Child support, advocates for children and a funding crisis: The last two weeks in family law

The latest quarterly statistics on the progress of the Child Support Agency (‘CSA’) child support schemes, to June 2018, have been published by the Department for Work and Pensions. As the statistical bulletin explains, in 2012 the Child Maintenance Service was created to replace the CSA, and cases managed by the CSA are being closed, with all new applications for child maintenance now being dealt with by the Child Maintenance Service. The statistics state that there were 806,200 cases managed by the CSA, and this continues to fall as the CSA closes its cases through the Case Closure process. Just 3,700 of the total caseload still have a current liability, and these cases are due to have their liability ended through the Case Closure process. Between July 2017 and June 2018, the CSA collected £96m of child maintenance and £38m of this was arrears. In the same period an estimated £25m of child maintenance was arranged direct between parents. Again, these figures continue to fall as cases are closed on the CSA.

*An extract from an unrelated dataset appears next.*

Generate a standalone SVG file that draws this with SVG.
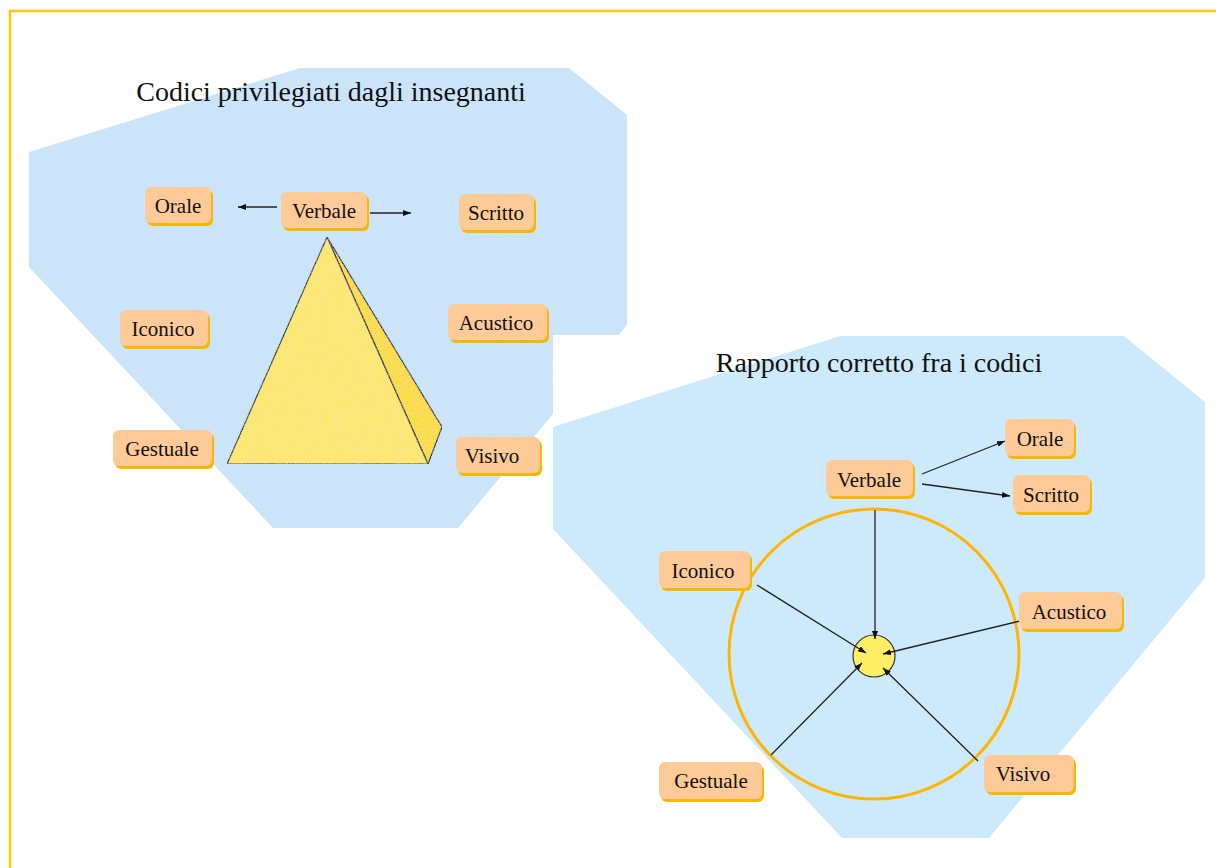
<svg xmlns="http://www.w3.org/2000/svg" width="1216" height="868" viewBox="0 0 1216 868">
<defs>
<style>
.t{font-family:"Liberation Serif","Times New Roman",serif;font-size:21px;fill:#111;text-anchor:middle}
.title{font-family:"Liberation Serif","Times New Roman",serif;font-size:28px;fill:#111;text-anchor:middle}
.box{fill:#fdca98}
.sh{fill:#f9b800}
.ln{stroke:#222;stroke-width:1.3;fill:none}
.lna{stroke:#222;stroke-width:1.3;fill:none;marker-end:url(#ah)}
</style>
<marker id="ah" viewBox="0 0 8 6" refX="8" refY="3" markerWidth="8" markerHeight="6" markerUnits="userSpaceOnUse" orient="auto">
<path d="M0,0 L8,3 L0,6 z" fill="#111"/>
</marker>
<filter id="tex" x="0" y="0" width="100%" height="100%">
<feTurbulence type="fractalNoise" baseFrequency="0.85" numOctaves="2" seed="4" result="n"/>
<feColorMatrix in="n" type="matrix" values="0 0 0 0 0.72  0 0 0 0 0.74  0 0 0 0 0.95  0 0 0 0.9 -0.35" result="c"/>
<feComposite in="c" in2="SourceGraphic" operator="atop"/>
</filter>
</defs>
<rect width="1216" height="868" fill="#ffffff"/>
<g id="frame" stroke="#ffcc00" stroke-width="2.5" fill="none">
<path d="M10,868 L10,11 L1216,11"/>
</g>
<g id="left-panel">
<polygon points="29,152 300,68 569,68 627,115 627,325 458,528 273,528 29,267" fill="#c8e5fa" filter="url(#tex)"/>
<text class="title" x="331" y="101">Codici privilegiati dagli insegnanti</text>
<g id="pyramid" stroke="#333" stroke-width="1.2" stroke-linejoin="round" filter="url(#tex)">
<polygon points="327,237 442,427 428,464" fill="#ffdc14"/>
<polygon points="327,237 428,464 227,464" fill="#ffe85a"/>
</g>
</g>
<rect id="right-panel-bg" x="553" y="335" width="663" height="533" fill="#ffffff"/>
<g id="right-panel">
<polygon points="553,427 840,336 1124,336 1205,402 1205,578 989,838 842,838 553,529" fill="#cdeafc"/>
<text class="title" x="879" y="372">Rapporto corretto fra i codici</text>
<circle cx="874" cy="654" r="145" fill="none" stroke="#ffb400" stroke-width="3"/>
<circle id="center" cx="874" cy="656" r="21" fill="#ffee66" stroke="#333" stroke-width="1.2"/>
</g>
<g id="connectors">
<line class="lna" x1="277" y1="207" x2="238" y2="207"/>
<line class="lna" x1="370" y1="213" x2="411" y2="213"/>
<line class="lna" x1="922" y1="474" x2="1005" y2="441"/>
<line class="lna" x1="922" y1="484" x2="1010" y2="496"/>
<line class="lna" x1="875" y1="510" x2="875" y2="639"/>
<line class="lna" x1="757" y1="585" x2="866" y2="653"/>
<line class="lna" x1="1020" y1="621" x2="883" y2="654"/>
<line class="lna" x1="771" y1="755" x2="862" y2="663"/>
<line class="lna" x1="978" y1="761" x2="883" y2="668"/>
</g>
<g id="n-orale-l"><rect class="sh" x="147" y="190" width="66" height="36" rx="6"/><rect class="box" x="145" y="187" width="66" height="36" rx="6"/><text class="t" x="178" y="213">Orale</text></g>
<g id="n-verbale-l"><rect class="sh" x="283" y="195" width="86" height="36" rx="6"/><rect class="box" x="281" y="192" width="86" height="36" rx="6"/><text class="t" x="324" y="218">Verbale</text></g>
<g id="n-scritto-l"><rect class="sh" x="461" y="197" width="75" height="36" rx="6"/><rect class="box" x="459" y="194" width="75" height="36" rx="6"/><text class="t" x="496" y="220">Scritto</text></g>
<g id="n-iconico-l"><rect class="sh" x="122" y="313" width="88" height="36" rx="6"/><rect class="box" x="120" y="310" width="88" height="36" rx="6"/><text class="t" x="163" y="336">Iconico</text></g>
<g id="n-acustico-l"><rect class="sh" x="450" y="307" width="99" height="36" rx="6"/><rect class="box" x="448" y="304" width="99" height="36" rx="6"/><text class="t" x="496" y="330">Acustico</text></g>
<g id="n-gestuale-l"><rect class="sh" x="115" y="433" width="99" height="36" rx="6"/><rect class="box" x="113" y="430" width="99" height="36" rx="6"/><text class="t" x="162" y="456">Gestuale</text></g>
<g id="n-visivo-l"><rect class="sh" x="458" y="440" width="84" height="36" rx="6"/><rect class="box" x="456" y="437" width="84" height="36" rx="6"/><text class="t" x="492" y="463">Visivo</text></g>
<g id="n-verbale-r"><rect class="sh" x="828" y="463" width="87" height="36" rx="6"/><rect class="box" x="826" y="460" width="87" height="36" rx="6"/><text class="t" x="869" y="487">Verbale</text></g>
<g id="n-orale-r"><rect class="sh" x="1007" y="422" width="69" height="37" rx="6"/><rect class="box" x="1005" y="419" width="69" height="37" rx="6"/><text class="t" x="1040" y="446">Orale</text></g>
<g id="n-scritto-r"><rect class="sh" x="1015" y="478" width="77" height="37" rx="6"/><rect class="box" x="1013" y="475" width="77" height="37" rx="6"/><text class="t" x="1051" y="502">Scritto</text></g>
<g id="n-iconico-r"><rect class="sh" x="661" y="554" width="91" height="37" rx="6"/><rect class="box" x="659" y="551" width="91" height="37" rx="6"/><text class="t" x="703" y="578">Iconico</text></g>
<g id="n-acustico-r"><rect class="sh" x="1021" y="595" width="103" height="37" rx="6"/><rect class="box" x="1019" y="592" width="103" height="37" rx="6"/><text class="t" x="1069" y="619">Acustico</text></g>
<g id="n-gestuale-r"><rect class="sh" x="661" y="765" width="103" height="37" rx="6"/><rect class="box" x="659" y="762" width="103" height="37" rx="6"/><text class="t" x="711" y="788">Gestuale</text></g>
<g id="n-visivo-r"><rect class="sh" x="986" y="758" width="90" height="37" rx="6"/><rect class="box" x="984" y="755" width="90" height="37" rx="6"/><text class="t" x="1023" y="781">Visivo</text></g>
</svg>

The release of the film The Children Act, which explores the case of a young man who needs a blood transfusion but his parents object as they are Jehovah’s Witnesses, has prompted a call from the children’s charity Coram for the mandatory provision of independent advocates for children. Kamena Dorling, group head of policy and public affairs at Coram, said: “This country has a strong legal framework for the protection and support of children and young people, but if they are unable actually to enforce their rights then those rights are worth little more than the paper they are written on. Key decisions about a child’s future can be made without their views being put forward, or all the relevant information being considered. Coram believes that in all important decisions concerning children (which are made by public bodies or a judicial processes), children should have an appropriate opportunity to participate in the decision-making process.”

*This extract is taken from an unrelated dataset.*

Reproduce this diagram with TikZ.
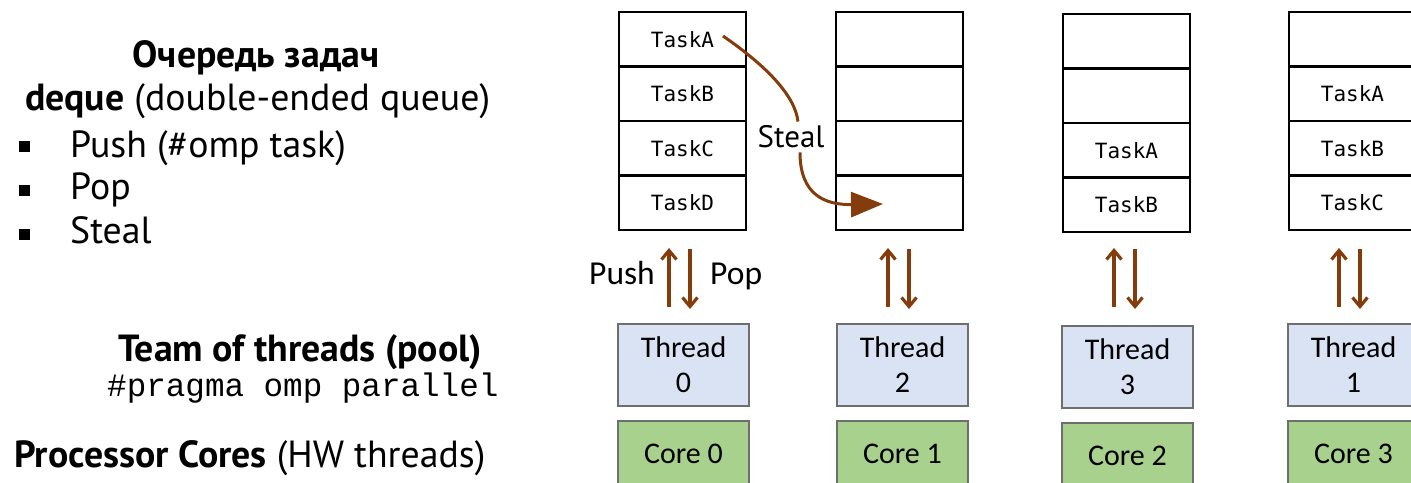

A mother in Northern Ireland should be entitled to widowed parent’s allowance following the death of her partner, despite not being married to him, the Supreme Court has held. Siobhan McLaughlin was originally denied the allowance, because she had not been married to her late partner John Adams, who died in 2014. She successfully challenged the decision in the High Court in Belfast, but a subsequent government challenge to that ruling was upheld in the Court of Appeal. Ms McLaughlin then appealed to the Supreme Court. Last week the Supreme Court allowed the appeal, and made a declaration that the current rule that the widowed parent can only claim the allowance if he or she was married to or the civil partner of the deceased is incompatible with the European Convention on Human Rights. It is now up to the Northern Ireland legislature to decide whether or not the law should be changed.

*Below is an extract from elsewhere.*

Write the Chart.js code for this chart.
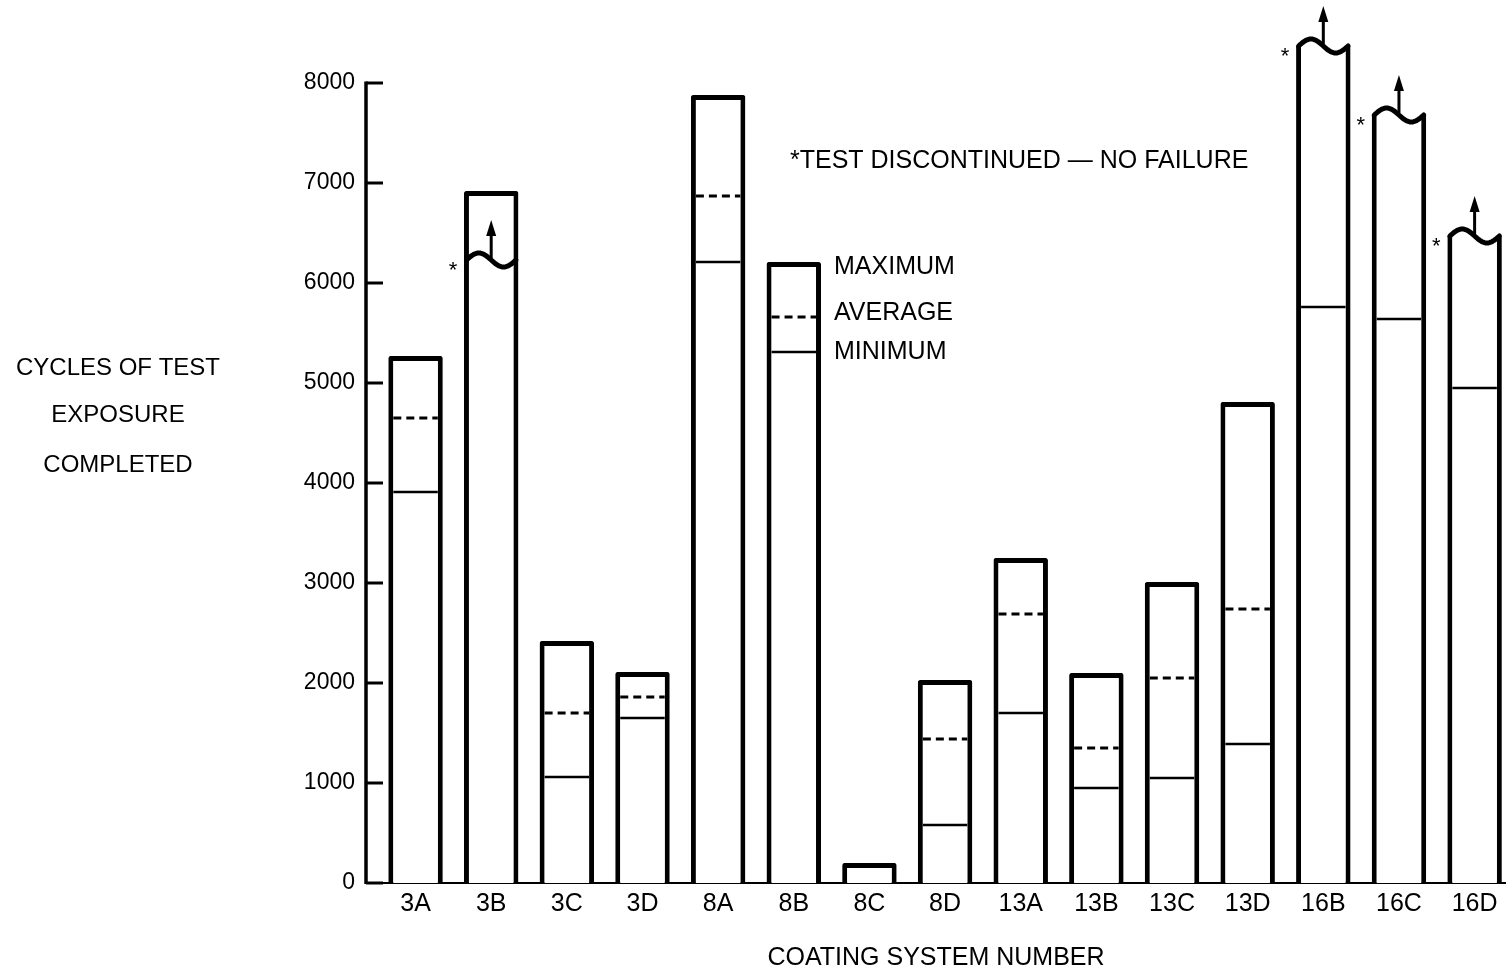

And finally, it has been reported that the government is facing demands from local authorities for emergency funds to protect thousands of vulnerable children, after figures revealed that last year alone councils in England had to spend £816m more on children’s social care than they had budgeted for. Senior local government figures are warning that children’s services are reaching a tipping point as the numbers needing help continue to grow and budgets continue to shrink. Conservative MP and former children’s minister Tim Loughton said: “It is really worrying that the pressure on children’s social care has not received the attention that it really deserves. For years, local authorities have tried to protect spending on vulnerable children, only too mindful of tragic cases like Baby P, but finances are so stretched that in many authorities it is hard to see how that will continue. There is a very real worry that it is only a matter of time before vulnerable children hit the headlines for all the wrong reasons again and we have echoes of some of the really tragic cases of the past.”